Return, without pictures, the lines from the start of the data through the one that contains "import plotly.graph_objects as go".

::::

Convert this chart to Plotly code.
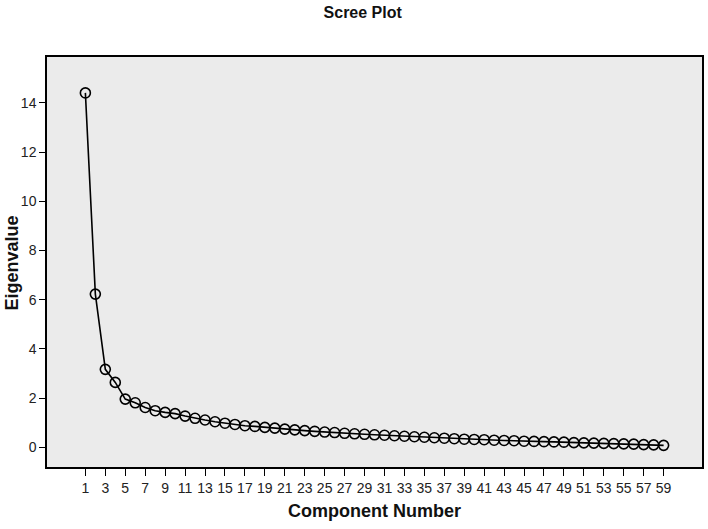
import plotly.graph_objects as go

components = list(range(1, 60))
eigenvalues = [
    14.41, 6.23, 3.17, 2.64, 1.96, 1.81, 1.62, 1.49, 1.42, 1.37,
    1.27, 1.18, 1.11, 1.04, 0.98, 0.93, 0.88, 0.85, 0.81, 0.78,
    0.74, 0.71, 0.68, 0.65, 0.62, 0.60, 0.57, 0.55, 0.53, 0.51,
    0.49, 0.47, 0.45, 0.43, 0.41, 0.39, 0.37, 0.35, 0.33, 0.32,
    0.31, 0.29, 0.28, 0.27, 0.25, 0.24, 0.23, 0.22, 0.21, 0.19,
    0.18, 0.17, 0.16, 0.15, 0.14, 0.13, 0.11, 0.10, 0.08,
]
x_ticks = list(range(1, 60, 2))
y_ticks = [0, 2, 4, 6, 8, 10, 12, 14]

font = "Arial, 'Liberation Sans', sans-serif"

fig = go.Figure()
fig.add_trace(
    go.Scatter(
        x=components,
        y=eigenvalues,
        mode="lines+markers",
        line=dict(color="black", width=1.6),
        marker=dict(
            symbol="circle-open",
            size=10,
            color="black",
            line=dict(width=1.6, color="black"),
        ),
        showlegend=False,
    )
)

fig.update_layout(
    width=708,
    height=529,
    margin=dict(l=47, r=6, t=57, b=62),
    paper_bgcolor="white",
    plot_bgcolor="#ebebeb",
    font=dict(family=font, color="#222222"),
    title=dict(
        text="<b>Scree Plot</b>",
        x=0.482,
        xref="paper",
        xanchor="center",
        y=0.988,
        yanchor="top",
        font=dict(size=16, color="#111111"),
    ),
)
# y-axis title sits closer to the tick labels than plotly allows, so use an annotation
fig.add_annotation(
    text="<b>Eigenvalue</b>",
    xref="paper",
    yref="paper",
    x=-0.054,
    y=0.498,
    xanchor="center",
    yanchor="middle",
    textangle=-90,
    showarrow=False,
    font=dict(size=18, color="#111111"),
)
fig.update_xaxes(
    range=[-2.85, 62.85],
    tickvals=x_ticks,
    ticktext=[str(v) for v in x_ticks],
    ticks="outside",
    ticklen=7,
    tickwidth=1.3,
    tickcolor="black",
    tickfont=dict(size=14),
    showgrid=False,
    zeroline=False,
    showline=True,
    linecolor="black",
    linewidth=1.5,
    mirror=True,
    automargin=False,
    title=dict(
        text="<b>Component Number</b>",
        font=dict(size=18, color="#111111"),
        standoff=10,
    ),
)
fig.update_yaxes(
    range=[-0.8, 15.87],
    tickvals=y_ticks,
    ticks="outside",
    ticklen=6,
    tickwidth=1.3,
    tickcolor="black",
    tickfont=dict(size=14),
    showgrid=False,
    zeroline=False,
    showline=True,
    linecolor="black",
    linewidth=1.5,
    mirror=True,
    automargin=False,
)

# drop the default body margin so the figure starts at the window corner
fig.write_html(
    "out.html",
    config={"displayModeBar": False},
    post_script="document.body.style.margin='0';",
)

::::

**Complete answer**
Convert this chart to Plotly code.
import plotly.graph_objects as go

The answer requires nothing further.